Faced with this situation, the MLP decided to place the TSE and the state itself between the “law and the streets”. They carried out all legal proceedings before the corresponding courts, but at the same time, the communities in resistance organised themselves to take to the streets to demand “recognition of the status of indigenous and peasant communities as cities”.

The Guatemalan state, through its judicial apparatus, now finds itself at a historic crossroads: either it legally annuls the citizenship status it had theoretically granted to the country’s indigenous and peasants in 1953 (Decree n. 900, liberation from indigenous servitude), or it ratifies full citizenship for indigenous and peasants, allowing them to participate in the 2023 elections, with a good chance of being in government. In any case, the country’s de facto elites find themselves in a difficult situation.

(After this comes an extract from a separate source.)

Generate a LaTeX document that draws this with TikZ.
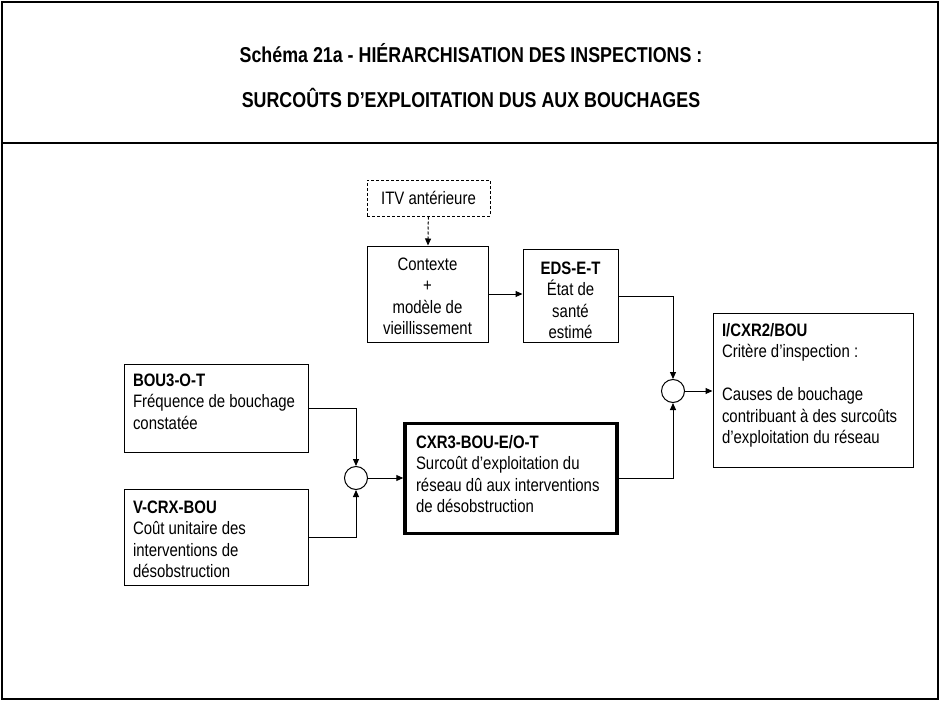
\documentclass[tikz,border=0pt]{standalone}
\usepackage{fontspec}
\setmainfont{Liberation Sans}[FakeStretch=0.83]
\usetikzlibrary{arrows.meta}
\newcommand\bodyfont{\fontsize{18}{21.5}\selectfont\hyphenpenalty=10000\exhyphenpenalty=10000}
\newcommand\headfont{\fontsize{21.5}{24}\selectfont\bfseries}
\newcommand\mytop[1]{\rule{0pt}{#1pt}}
\newcommand\mybot[1]{\rule[-#1pt]{0pt}{#1pt}}
\begin{document}
\begin{tikzpicture}[x=1pt,y=-1pt,
  frame/.style={draw, line width=2pt},
  cbox/.style={draw, line width=1pt, inner sep=0pt, font=\bodyfont, align=center},
  lbox/.style={draw, line width=1pt, inner ysep=0pt, inner xsep=9pt, font=\bodyfont, align=flush left},
  junc/.style={draw, line width=1pt, circle, minimum size=23pt, inner sep=0pt},
  conn/.style={line width=1pt, -{Triangle[length=7pt,width=6pt]}},
  dconn/.style={conn, dash pattern=on 3pt off 2pt},
  title/.style={font=\headfont, anchor=center}]
\useasboundingbox (0,0) rectangle (940,701);
\draw[frame] (2,2) rectangle (938,699);
\draw[frame] (2,143) -- (938,143);
\node[title] (t1) at (471,53) {Schéma 21a - HIÉRARCHISATION DES INSPECTIONS :};
\node[title] (t2) at (471,98) {SURCOÛTS D’EXPLOITATION DUS AUX BOUCHAGES};

\node[cbox, dash pattern=on 3pt off 2pt, minimum width=123pt, minimum height=36pt] (itv) at (428.5,198) {ITV antérieure};
\node[cbox, minimum width=121pt, minimum height=96pt] (ctx) at (427.5,294) {\mytop{20.5}Contexte\\+\\modèle de\\vieillissement\mybot{4}};
\node[cbox, minimum width=95pt, minimum height=92pt] (eds) at (570.5,296) {\mytop{24.5}\textbf{EDS-E-T}\\État de\\santé\\estimé\mybot{4}};
\node[lbox, text width=166pt, minimum height=88pt] (bou3) at (216,408) {\mytop{14}\textbf{BOU3-O-T}\\Fréquence de bouchage\\constatée\mybot{15}};
\node[lbox, text width=166pt, minimum height=96pt] (vcrx) at (216,537) {\mytop{20.5}\textbf{V-CRX-BOU}\\Coût unitaire des\\interventions de\\désobstruction\mybot{4}};
\node[lbox, line width=3.5pt, inner xsep=11pt, text width=190pt, minimum height=110pt] (cxr3) at (511,478.5) {\mytop{14}\textbf{CXR3-BOU-E/O-T}\\Surcoût d’exploitation du\\réseau dû aux interventions\\de désobstruction\mybot{10.5}};
\node[lbox, text width=182pt, minimum height=154pt] (cxr2) at (813,390) {\mytop{14}\textbf{I/CXR2/BOU}\\Critère d’inspection :\\[21.5pt]Causes de bouchage\\contribuant à des surcoûts\\d’exploitation du réseau\mybot{14.5}};
\node[junc] (c1) at (356,478) {};
\node[junc] (c2) at (673,391) {};

\draw[dconn] (itv) -- (ctx);
\draw[conn] (ctx.east) -- (ctx.east -| eds.west);
\draw[conn] (eds.east) -| (c2.north);
\draw[conn] (c2.east) -- (c2.east -| cxr2.west);
\draw[conn] (cxr3.east) -| (c2.south);
\draw[conn] (bou3.east) -| (c1.north);
\draw[conn] (vcrx.east) -| (c1.south);
\draw[conn] (c1.east) -- (c1.east -| cxr3.west);
\end{tikzpicture}
\end{document}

MLP spokespersons have repeatedly said that they are not electioneers. “We don’t just want to win elections and be a government. We want to make the changes towards a plurinational state for Good Living through the process of a Popular and Plurinational Constituent Assembly”.

In these words, and in the collective actions they carry out, MLP advocates the recognition of full citizenship for indigenous people and peasants who, in practice, have never been recognised as citizens with the right to elect, be elected and hold public office.

In fact, in order to exist for the state, the indigenous man or woman was obliged to become Guatemalan: leave his or her language and speak Spanish, change his or her indigenous surname for a mestizo one, take on mystic Creole aesthetics and habits?

In other words, the refusal of the Guatemalan state, through the TSE (the body called upon to promote universal citizenship and full democratisation of the country) and the action in the courts and on the streets by communities and indigenous peoples in Guatemala, is a much more transcendental issue than the “simple” fact of whether or not to allow indigenous people to participate in an electoral contest. The issue reveals the real situation of citizenship or not for the vast majority of the country’s population.